Physical characteristics
- • coordinates: 65°44′39.06″N 19°43′15.49″W﻿ / ﻿65.7441833°N 19.7209694°W

Basin features
- Cities: Gönguskörð

= Gönguskarðsá =

Spring creek in Skagafjörður, Iceland

Gönguskarðsá river is a spring creek in Skagafjörður, Iceland that flows to the ocean in the Gönguskörð estuary in Sauðárkrókur (a little inlet on the shore directly north of the town) off of the north part of Sauðárkrókur. It is sometimes said to be the deadliest river in Skagafjörður County.

Gönguskarðsá originates from Gönguskörð and is a direct runoff stream that collects water from many smaller rivers that fall down from Tindastóll and Molduxi mountains, and the mountains in between. It is swift and difficult to cross in flood conditions, and has been very deadly; nearly 20 people have drowned there. One of them was Guðmundur, father of the singer Stefán Íslandi, who drowned in the spring of 1917. The river was first bridged in 1875.

The Landnámabók mentions that some settlers landed in the Gönguskörð estuary, where no one has landed in centuries. The river now has a bridge by the estuary and there was an older bridge a little farther up.

Gönguskarðsá was a source of hydroelectric power from 1947–1949, with the water leading to a small reservoir a little beyond Sauðárkrókur and to the power station in the northernmost part of the town. At the middle of the pipe is a pressure-equalizing tank (water pressure tower) made from concrete, the first in the country.

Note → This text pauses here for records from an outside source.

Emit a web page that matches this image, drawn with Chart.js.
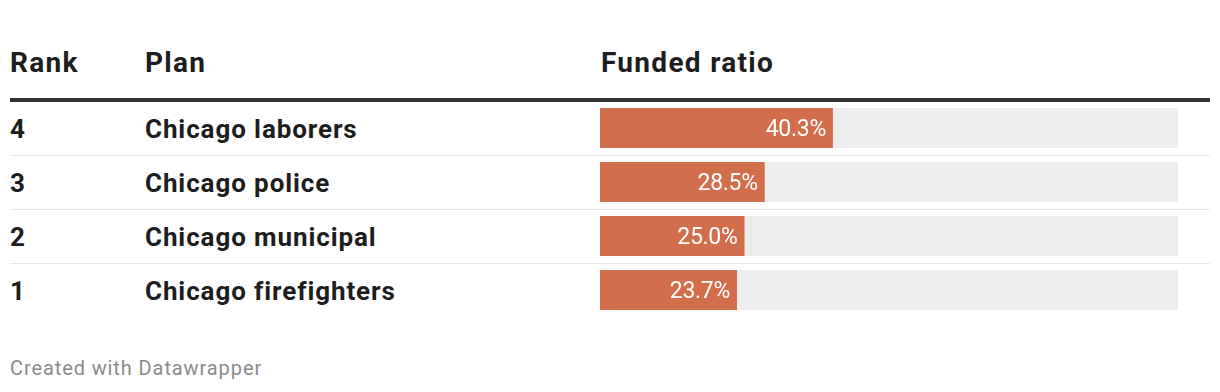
<!DOCTYPE html>
<html>
<head>
<meta charset="utf-8">
<script src="https://cdn.jsdelivr.net/npm/chart.js@4"></script>
<style>
  html, body { margin: 0; padding: 0; background: #fff; }
  body { width: 1220px; height: 392px; position: relative; overflow: hidden; font-family: Roboto, "Liberation Sans", sans-serif; color: #1d1d1d; }
  .t { position: absolute; white-space: nowrap; }
  .head { font-size: 28px; line-height: 28px; font-weight: 700; top: 49px; letter-spacing: 1.3px; }
  .cell { font-size: 26px; line-height: 26px; font-weight: 700; letter-spacing: 0.9px; }
  .rule { position: absolute; left: 10px; width: 1200px; }
  #foot { left: 10px; top: 358px; font-size: 20px; line-height: 20px; color: #8a8a8a; letter-spacing: 0.9px; }
  #wrap { position: absolute; left: 600px; top: 101px; width: 578px; height: 216px; }
</style>
</head>
<body>
<div class="t head" style="left:10px">Rank</div>
<div class="t head" style="left:145px">Plan</div>
<div class="t head" style="left:601px">Funded ratio</div>
<div class="rule" style="top:98px;height:4px;background:#333"></div>
<div id="rows"></div>
<div id="wrap"><canvas id="bars" width="578" height="216"></canvas></div>
<div class="t" id="foot">Created with Datawrapper</div>

<script>
// 表格数据
const ranks = ['4', '3', '2', '1'];
const plans = ['Chicago laborers', 'Chicago police', 'Chicago municipal', 'Chicago firefighters'];
const fundedRatio = [40.3, 28.5, 25.0, 23.7];
const maxRatio = 100;

// 行文字 + 分隔线
const rowsEl = document.getElementById('rows');
ranks.forEach((r, i) => {
    const top = 101 + i * 54;
    rowsEl.insertAdjacentHTML('beforeend',
        `<div class="t cell" style="left:10px;top:${top + 15}px">${r}</div>` +
        `<div class="t cell" style="left:145px;top:${top + 15}px">${plans[i]}</div>`);
    if (i < ranks.length - 1) {
        rowsEl.insertAdjacentHTML('beforeend',
            `<div class="rule" style="top:${top + 54}px;height:1px;background:#e6e6e6"></div>`);
    }
});

// 柱内数值标签
const valueLabels = {
    id: 'valueLabels',
    afterDatasetsDraw(chart) {
        const ctx = chart.ctx;
        const meta = chart.getDatasetMeta(0);
        ctx.save();
        ctx.font = '400 23px Roboto, sans-serif';
        ctx.letterSpacing = '-0.3px';
        ctx.fillStyle = '#fff';
        ctx.textAlign = 'right';
        ctx.textBaseline = 'alphabetic';
        meta.data.forEach((bar, i) => {
            ctx.fillText(fundedRatio[i].toFixed(1) + '%', bar.x - 7, bar.y + 8);
        });
        ctx.restore();
    }
};

new Chart(document.getElementById('bars'), {
    type: 'bar',
    data: {
        labels: plans,
        datasets: [{
            data: fundedRatio,
            backgroundColor: '#d36e4c',
            grouped: false,
            order: 0,
            barPercentage: 40 / 54,
            categoryPercentage: 1
        }, {
            data: plans.map(() => maxRatio),
            backgroundColor: '#ededed',
            grouped: false,
            order: 1,
            barPercentage: 40 / 54,
            categoryPercentage: 1
        }]
    },
    options: {
        indexAxis: 'y',
        responsive: false,
        animation: false,
        devicePixelRatio: 1,
        layout: { padding: 0 },
        plugins: {
            legend: { display: false },
            tooltip: { enabled: false }
        },
        scales: {
            x: { min: 0, max: maxRatio, display: false },
            y: { display: false }
        }
    },
    plugins: [valueLabels]
});
</script>
</body>
</html>
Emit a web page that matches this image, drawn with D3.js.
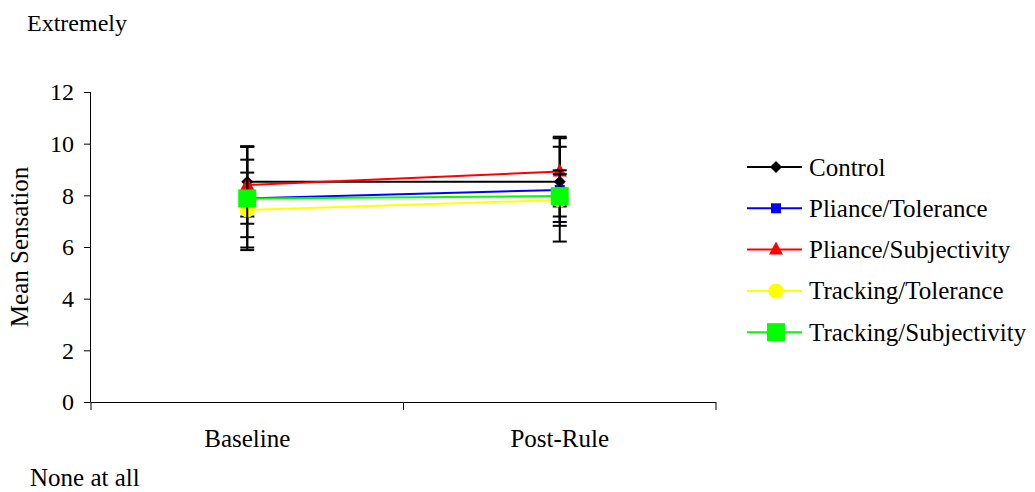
<!DOCTYPE html>
<html>
<head>
<meta charset="utf-8">
<script src="https://cdn.jsdelivr.net/npm/d3@7"></script>
<style>
  body { margin: 0; background: #fff; }
  svg { font-family: "Liberation Serif", "Times New Roman", serif; }
</style>
</head>
<body>
<div id="chart"></div>
<script>
// data
var phases = ['Baseline', 'Post-Rule'];
var seriesNames = ['Control', 'Pliance/Tolerance', 'Pliance/Subjectivity', 'Tracking/Tolerance', 'Tracking/Subjectivity'];
var control = [8.53, 8.53];
var plianceTol = [7.88, 8.21];
var plianceSubj = [8.4, 8.92];
var trackingTol = [7.43, 7.82];
var trackingSubj = [7.88, 7.97];
// +/- error bar sizes
var controlErr = [1.35, 1.35];
var plianceTolErr = [1.5, 2.0];
var plianceSubjErr = [1.5, 1.35];
var trackingTolErr = [1.45, 1.0];
var trackingSubjErr = [2.0, 1.0];
var yTicks = [0, 2, 4, 6, 8, 10, 12];

var colors = ['#000000', '#0000ff', '#ff0000', '#ffff00', '#00ff00'];
var shapes = ['diamond', 'square', 'triangle', 'circle', 'bigsquare'];

var series = seriesNames.map(function(name, i) {
  var vals = [control, plianceTol, plianceSubj, trackingTol, trackingSubj][i];
  var errs = [controlErr, plianceTolErr, plianceSubjErr, trackingTolErr, trackingSubjErr][i];
  return {
    name: name,
    color: colors[i],
    shape: shapes[i],
    points: phases.map(function(p, j) { return {phase: p, value: vals[j], err: errs[j]}; })
  };
});

var width = 1035, height = 492;
var svg = d3.select('#chart').append('svg')
  .attr('width', width)
  .attr('height', height);

var x = d3.scaleBand().domain(phases).range([91, 716]);
var y = d3.scaleLinear().domain([0, 12]).range([402, 92]);

// axes
var yAxis = d3.axisLeft(y).tickValues(yTicks).tickSize(7).tickPadding(10);
var gy = svg.append('g').attr('transform', 'translate(91,0)').call(yAxis);
gy.attr('font-family', null).attr('font-size', null);
gy.select('.domain').attr('d', 'M-0.5,92V402').attr('stroke', '#000');
gy.selectAll('.tick line').attr('stroke', '#000');
gy.selectAll('text').style('font-size', '24px').attr('fill', '#000');

var xAxis = d3.axisBottom(x).tickSize(0).tickPadding(0);
var gx = svg.append('g').attr('transform', 'translate(0,402)').call(xAxis);
gx.attr('font-family', null).attr('font-size', null);
gx.select('.domain').attr('d', 'M84,0.5H716').attr('stroke', '#000');
gx.selectAll('.tick line').remove();
gx.selectAll('text').attr('dy', null).attr('y', 45).style('font-size', '25px').attr('fill', '#000');
// boundary ticks between categories
var bounds = [x.range()[0], x(phases[1]), x.range()[1]];
gx.selectAll('.bound').data(bounds).enter().append('line')
  .attr('x1', function(d) { return d; })
  .attr('x2', function(d) { return d; })
  .attr('y1', 0).attr('y2', 8)
  .attr('stroke', '#000');

// axis titles
svg.append('text')
  .attr('transform', 'translate(28,247) rotate(-90)')
  .attr('text-anchor', 'middle')
  .style('font-size', '25px')
  .text('Mean Sensation');
svg.append('text').attr('x', 27).attr('y', 31).style('font-size', '24px').text('Extremely');
svg.append('text').attr('x', 30).attr('y', 486).style('font-size', '25px').text('None at all');

var cx = function(d) { return x(d.phase) + x.bandwidth() / 2; };

function drawMarker(g, shape, color, px, py) {
  if (shape === 'diamond') {
    g.append('path').attr('d', 'M' + px + ',' + (py - 6) + 'L' + (px + 6) + ',' + py + 'L' + px + ',' + (py + 6) + 'L' + (px - 6) + ',' + py + 'Z').attr('fill', color);
  } else if (shape === 'square') {
    g.append('rect').attr('x', px - 5).attr('y', py - 5).attr('width', 10).attr('height', 10).attr('fill', color);
  } else if (shape === 'triangle') {
    g.append('path').attr('d', 'M' + px + ',' + (py - 8) + 'L' + (px + 7) + ',' + (py + 5) + 'L' + (px - 7) + ',' + (py + 5) + 'Z').attr('fill', color);
  } else if (shape === 'circle') {
    g.append('circle').attr('cx', px).attr('cy', py).attr('r', 7.5).attr('fill', color);
  } else {
    g.append('rect').attr('x', px - 9).attr('y', py - 9).attr('width', 18).attr('height', 18).attr('fill', color);
  }
}

var line = d3.line().x(cx).y(function(d) { return y(d.value); });

series.forEach(function(s) {
  var g = svg.append('g').attr('class', 'series');
  // error bars
  s.points.forEach(function(d) {
    var px = cx(d);
    var top = y(d.value + d.err), bot = y(d.value - d.err);
    g.append('line').attr('x1', px).attr('x2', px).attr('y1', top).attr('y2', bot).attr('stroke', '#000').attr('stroke-width', 2);
    [top, bot].forEach(function(cy) {
      g.append('line').attr('x1', px - 7).attr('x2', px + 7).attr('y1', cy).attr('y2', cy).attr('stroke', '#000').attr('stroke-width', 2);
    });
  });
  g.append('path').datum(s.points).attr('d', line).attr('fill', 'none').attr('stroke', s.color).attr('stroke-width', 2);
  s.points.forEach(function(d) { drawMarker(g, s.shape, s.color, cx(d), y(d.value)); });
});

// legend
var legend = svg.append('g').attr('class', 'legend');
series.forEach(function(s, i) {
  var ly = 167 + i * 41.3;
  legend.append('line').attr('x1', 747).attr('x2', 802).attr('y1', ly).attr('y2', ly).attr('stroke', s.color).attr('stroke-width', 2);
  drawMarker(legend, s.shape, s.color, 776, ly);
  legend.append('text').attr('x', 809).attr('y', ly + 8.5).style('font-size', '25px').text(s.name);
});
</script>
</body>
</html>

In the spring of 2007, the Gönguskarðsá power station’s supply pipe caved in, taking heavy damage when mud and water flooded houses in the town.

Sources report that the river changes it its name to “Kamba” (nine kilometers away from the sea) without any other large rivers flowing into it, and from that point onward it is called Víðidalsá river again. In total, the difference between the Gönguskarðsá and Víðidalsá rivers is said to be about 27 km.